CRON driven: When using the CRON driven scheduling mode, the Processor is scheduled to run periodically, similar to the Timer driven scheduling mode. However, the CRON driven mode provides significantly more flexibility at the expense of increasing the complexity of the configuration. The CRON driven scheduling value is a string of six required fields and one optional field, each separated by a space. These fields are:

Field Valid values

Seconds

0-59

Minutes

0-59

Hours

0-23

Day of Month

1-31

Month

1-12 or JAN-DEC

Day of Week

1-7 or SUN-SAT

Year (optional)

empty, 1970-2099

You typically specify values one of the following ways:

  • Number: Specify one or more valid value. You can enter more than one value using a comma-separated list.

  • Range: Specify a range using the <number>-<number> syntax.

  • Increment: Specify an increment using <start value>/<increment> syntax. For example, in the Minutes field, 0/15 indicates the minutes 0, 15, 30, and 45.

You should also be aware of several valid special characters:

  • *  - Indicates that all values are valid for that field.

  • ?  - Indicates that no specific value is specified. This special character is valid in the Days of Month and Days of Week field.

  • L  - You can append L to one of the Day of Week values, to specify the last occurrence of this day in the month. For example, 1L indicates the last Sunday of the month.

For example:

  • The string 0 0 13 * * ? indicates that you want to schedule the processor to run at 1:00 PM every day.

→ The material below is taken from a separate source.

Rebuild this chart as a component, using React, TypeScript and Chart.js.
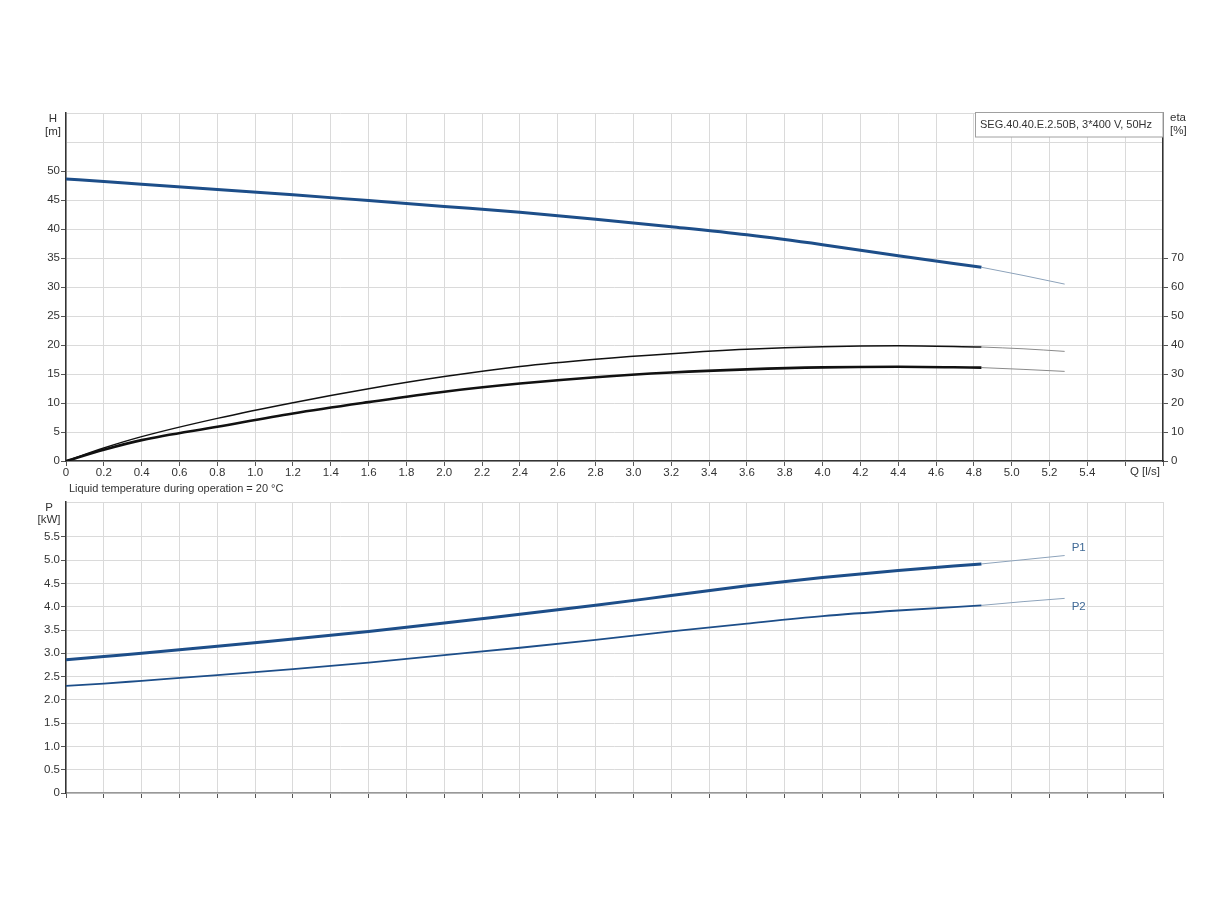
import React, { useEffect, useRef } from 'react';
import { Chart, registerables } from 'chart.js';

Chart.register(...registerables);

// Flow values (l/s) where the curves were read
const Q_MAIN = [0, 0.2, 0.4, 0.8, 1.2, 1.6, 2.0, 2.4, 2.8, 3.2, 3.6, 4.0, 4.4, 4.84];
const Q_EXT = [4.84, 5.06, 5.28];

// Head H [m]
const H_MAIN = [48.6, 48.2, 47.7, 46.8, 45.9, 44.9, 43.9, 42.9, 41.7, 40.4, 39.0, 37.3, 35.4, 33.4];
const H_EXT = [33.4, 32.0, 30.5];

// Pump efficiency eta [%]
const ETA_MAIN = [0, 4.5, 8.4, 14.7, 20.1, 24.9, 29.1, 32.6, 35.1, 37.0, 38.5, 39.4, 39.7, 39.3];
const ETA_EXT = [39.3, 38.7, 37.8];

// Total efficiency eta [%]
const ETA_TOT_MAIN = [0, 3.9, 7.2, 11.8, 16.4, 20.3, 23.9, 26.7, 28.9, 30.5, 31.6, 32.3, 32.5, 32.2];
const ETA_TOT_EXT = [32.2, 31.6, 30.9];

// Power P1 / P2 [kW]
const P1_MAIN = [2.86, 2.93, 3.0, 3.15, 3.31, 3.47, 3.65, 3.84, 4.03, 4.24, 4.45, 4.63, 4.78, 4.92];
const P1_EXT = [4.92, 5.01, 5.10];
const P2_MAIN = [2.30, 2.35, 2.41, 2.53, 2.66, 2.80, 2.96, 3.12, 3.29, 3.47, 3.64, 3.80, 3.92, 4.03];
const P2_EXT = [4.03, 4.11, 4.18];

const TITLE = 'SEG.40.40.E.2.50B, 3*400 V, 50Hz';
const NOTE = 'Liquid temperature during operation = 20 °C';

const FONT = 'Arial, "Liberation Sans", sans-serif';
const TEXT = '#333333';
const GRID = '#dadada';
const BLUE = '#1d4e89';
const BLUE_THIN = '#8da3bb';
const BLACK = '#111111';
const GRAY_THIN = '#8a8a8a';

const pts = (xs: number[], ys: number[]) => xs.map((x, i) => ({ x, y: ys[i] }));

const line = (data: any, color: string, width: number, yAxisID = 'y') => ({
  data,
  borderColor: color,
  borderWidth: width,
  pointRadius: 0,
  fill: false,
  cubicInterpolationMode: 'monotone' as const,
  yAxisID,
});

const xFmt = (v: any) => {
  const n = Number(v);
  if (n > 5.5) return '';
  return n === 0 ? '0' : n.toFixed(1);
};

export default function App() {
  const topRef = useRef<HTMLCanvasElement>(null);
  const botRef = useRef<HTMLCanvasElement>(null);

  useEffect(() => {
    Chart.defaults.font.family = FONT;
    Chart.defaults.font.size = 11.5;
    Chart.defaults.color = TEXT;

    const topPlugin = {
      id: 'topText',
      afterDraw(chart: any) {
        const ctx = chart.ctx;
        const a = chart.chartArea;
        ctx.save();
        ctx.font = `11.5px ${FONT}`;
        ctx.fillStyle = TEXT;
        ctx.textBaseline = 'middle';
        ctx.textAlign = 'center';
        ctx.fillText('H', 53, a.top + 6);
        ctx.fillText('[m]', 53, a.top + 19);
        ctx.textAlign = 'left';
        ctx.fillText('eta', a.right + 7, a.top + 5);
        ctx.fillText('[%]', a.right + 7, a.top + 18);
        // legend box
        ctx.fillStyle = '#ffffff';
        ctx.fillRect(975, a.top, a.right - 975, 24);
        ctx.strokeStyle = '#a0a0a0';
        ctx.lineWidth = 1;
        ctx.strokeRect(975.5, a.top - 0.5, a.right - 975.5, 24.5);
        ctx.fillStyle = TEXT;
        ctx.font = `11px ${FONT}`;
        ctx.fillText(TITLE, 980, a.top + 12);
        ctx.font = `11.5px ${FONT}`;
        ctx.textAlign = 'right';
        ctx.fillText('Q [l/s]', a.right - 3, a.bottom + 11);
        ctx.textAlign = 'left';
        ctx.font = `11px ${FONT}`;
        ctx.fillText(NOTE, 69, a.bottom + 28);
        ctx.restore();
      },
    };

    const botPlugin = {
      id: 'botText',
      afterDraw(chart: any) {
        const ctx = chart.ctx;
        const a = chart.chartArea;
        const xs = chart.scales.x;
        const ys = chart.scales.y;
        ctx.save();
        ctx.font = `11.5px ${FONT}`;
        ctx.fillStyle = TEXT;
        ctx.textBaseline = 'middle';
        ctx.textAlign = 'center';
        ctx.fillText('P', 49, a.top + 6);
        ctx.fillText('[kW]', 49, a.top + 18);
        ctx.textAlign = 'left';
        ctx.fillStyle = '#3f6996';
        const xe = xs.getPixelForValue(Q_EXT[Q_EXT.length - 1]) + 7;
        ctx.fillText('P1', xe, ys.getPixelForValue(P1_EXT[P1_EXT.length - 1]) - 8);
        ctx.fillText('P2', xe, ys.getPixelForValue(P2_EXT[P2_EXT.length - 1]) + 8);
        ctx.restore();
      },
    };

    const xScale = (showLabels: boolean, borderColor: string) => ({
      type: 'linear' as const,
      min: 0,
      max: 5.8,
      ticks: {
        stepSize: 0.2,
        autoSkip: false,
        maxRotation: 0,
        padding: 0,
        display: showLabels,
        callback: xFmt,
        color: TEXT,
      },
      grid: { color: GRID, lineWidth: 1, tickLength: 5, tickColor: '#555' },
      border: { display: true, color: borderColor, width: 1.5 },
      afterFit: (s: any) => { s.height = showLabels ? 25 : 10; },
    });

    const top = new Chart(topRef.current!, {
      type: 'line',
      data: {
        datasets: [
          line(pts(Q_MAIN, H_MAIN), BLUE, 3),
          line(pts(Q_EXT, H_EXT), BLUE_THIN, 1),
          line(pts(Q_MAIN, ETA_MAIN), BLACK, 1.5, 'y2'),
          line(pts(Q_EXT, ETA_EXT), GRAY_THIN, 1, 'y2'),
          line(pts(Q_MAIN, ETA_TOT_MAIN), BLACK, 2.6, 'y2'),
          line(pts(Q_EXT, ETA_TOT_EXT), GRAY_THIN, 1, 'y2'),
        ] as any,
      },
      options: {
        responsive: false,
        animation: false,
        events: [],
        layout: { padding: { top: 113, bottom: 14, left: 0, right: 0 } },
        plugins: { legend: { display: false }, tooltip: { enabled: false } },
        scales: {
          x: xScale(true, '#333'),
          y: {
            type: 'linear',
            min: 0,
            max: 60,
            ticks: {
              stepSize: 5,
              padding: 1,
              color: TEXT,
              callback: (v: any) => (Number(v) > 50 ? '' : String(v)),
            },
            grid: {
              color: GRID,
              lineWidth: 1,
              tickLength: 5,
              tickColor: (c: any) => (c.tick && c.tick.value > 50 ? 'rgba(0,0,0,0)' : '#555'),
            },
            border: { display: true, color: '#333', width: 1.5 },
            afterFit: (s: any) => { s.width = 66; },
          },
          y2: {
            type: 'linear',
            position: 'right',
            min: 0,
            max: 120,
            ticks: {
              stepSize: 10,
              padding: 3,
              color: TEXT,
              callback: (v: any) => (Number(v) > 70 ? '' : String(v)),
            },
            grid: {
              drawOnChartArea: false,
              tickLength: 5,
              tickColor: (c: any) => (c.tick && c.tick.value > 70 ? 'rgba(0,0,0,0)' : '#555'),
            },
            border: { display: true, color: '#333', width: 1.5 },
            afterFit: (s: any) => { s.width = 61; },
          },
        },
      } as any,
      plugins: [topPlugin],
    });

    const bot = new Chart(botRef.current!, {
      type: 'line',
      data: {
        datasets: [
          line(pts(Q_MAIN, P1_MAIN), BLUE, 3),
          line(pts(Q_EXT, P1_EXT), BLUE_THIN, 1),
          line(pts(Q_MAIN, P2_MAIN), BLUE, 1.8),
          line(pts(Q_EXT, P2_EXT), BLUE_THIN, 1),
        ] as any,
      },
      options: {
        responsive: false,
        animation: false,
        events: [],
        layout: { padding: { top: 22, bottom: 97, left: 0, right: 61 } },
        plugins: { legend: { display: false }, tooltip: { enabled: false } },
        scales: {
          x: xScale(false, '#999'),
          y: {
            type: 'linear',
            min: 0,
            max: 6.25,
            ticks: {
              stepSize: 0.5,
              padding: 1,
              color: TEXT,
              callback: (v: any) => {
                const n = Number(v);
                if (n > 5.5) return '';
                return n === 0 ? '0' : n.toFixed(1);
              },
            },
            grid: {
              color: GRID,
              lineWidth: 1,
              tickLength: 5,
              tickColor: (c: any) => (c.tick && c.tick.value > 6.1 ? 'rgba(0,0,0,0)' : '#555'),
            },
            border: { display: true, color: '#333', width: 1.5 },
            afterFit: (s: any) => { s.width = 66; },
          },
        },
      } as any,
      plugins: [botPlugin],
    });

    return () => {
      top.destroy();
      bot.destroy();
    };
  }, []);

  return (
    <div style={{ position: 'absolute', left: 0, top: 0, width: 1224, height: 900, background: '#ffffff' }}>
      <div style={{ position: 'absolute', left: 0, top: 0, width: 1224, height: 500 }}>
        <canvas ref={topRef} width={1224} height={500} style={{ display: 'block' }} />
      </div>
      <div style={{ position: 'absolute', left: 0, top: 480, width: 1224, height: 420 }}>
        <canvas ref={botRef} width={1224} height={420} style={{ display: 'block' }} />
      </div>
    </div>
  );
}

  • The string 0 20 14 ? * MON-FRI indicates that you want to schedule the processor to run at 2:20 PM every Monday through Friday.

  • The string 0 15 10 ? * 6L 2011-2017 indicates that you want to schedule the processor to run at 10:15 AM, on the last Friday of every month, between 2011 and 2017.

For additional information and examples, see the http://www.quartz-scheduler.org/documentation/quartz-2.x/tutorials/crontrigger.html in the Quartz documentation.

Concurrent Tasks

Next, the Scheduling tab provides a configuration option named 'Concurrent Tasks'. This controls how many threads the Processor will use. Said a different way, this controls how many FlowFiles should be processed by this Processor at the same time. Increasing this value will typically allow the Processor to handle more data in the same amount of time. However, it does this by using system resources that then are not usable by other Processors. This essentially provides a relative weighting of Processors - it controls how much of the system's resources should be allocated to this Processor instead of other Processors. This field is available for most Processors. There are, however, some types of Processors that can only be scheduled with a single Concurrent task.

Run Schedule

The 'Run Schedule' dictates how often the Processor should be scheduled to run. The valid values for this field depend on the selected Scheduling Strategy (see above). If using the Event driven Scheduling Strategy, this field is not available. When using the Timer driven Scheduling Strategy, this value is a time duration specified by a number followed by a time unit. For example, 1 second or 5 mins. The default value of 0 sec means that the Processor should run as often as possible as long as it has data to process. This is true for any time duration of 0, regardless of the time unit (i.e., 0 sec, 0 mins, 0 days). For an explanation of values that are applicable for the CRON driven Scheduling Strategy, see the description of the CRON driven Scheduling Strategy itself.

Execution

The Execution setting is used to determine on which node(s) the Processor will be scheduled to execute. Selecting 'All Nodes' will result in this Processor being scheduled on every node in the cluster. Selecting 'Primary Node' will result in this Processor being scheduled on the Primary Node only. Processors that have been configured for 'Primary Node' execution are identified by a "P" next to the processor icon:

To quickly identify 'Primary Node' processors, the "P" icon is also shown in the Processors tab on the Summary page:

Run Duration

The right-hand side of the Scheduling tab contains a slider for choosing the 'Run Duration'. This controls how long the Processor should be scheduled to run each time that it is triggered. On the left-hand side of the slider, it is marked 'Lower latency' while the right-hand side is marked 'Higher throughput'. When a Processor finishes running, it must update the repository in order to transfer the FlowFiles to the next Connection. Updating the repository is expensive, so the more work that can be done at once before updating the repository, the more work the Processor can handle (Higher throughput). However, this means that the next Processor cannot start processing those FlowFiles until the previous Process updates this repository. As a result, the latency will be longer (the time required to process the FlowFile from beginning to end will be longer). As a result, the slider provides a spectrum from which the DFM can choose to favor Lower Latency or Higher Throughput.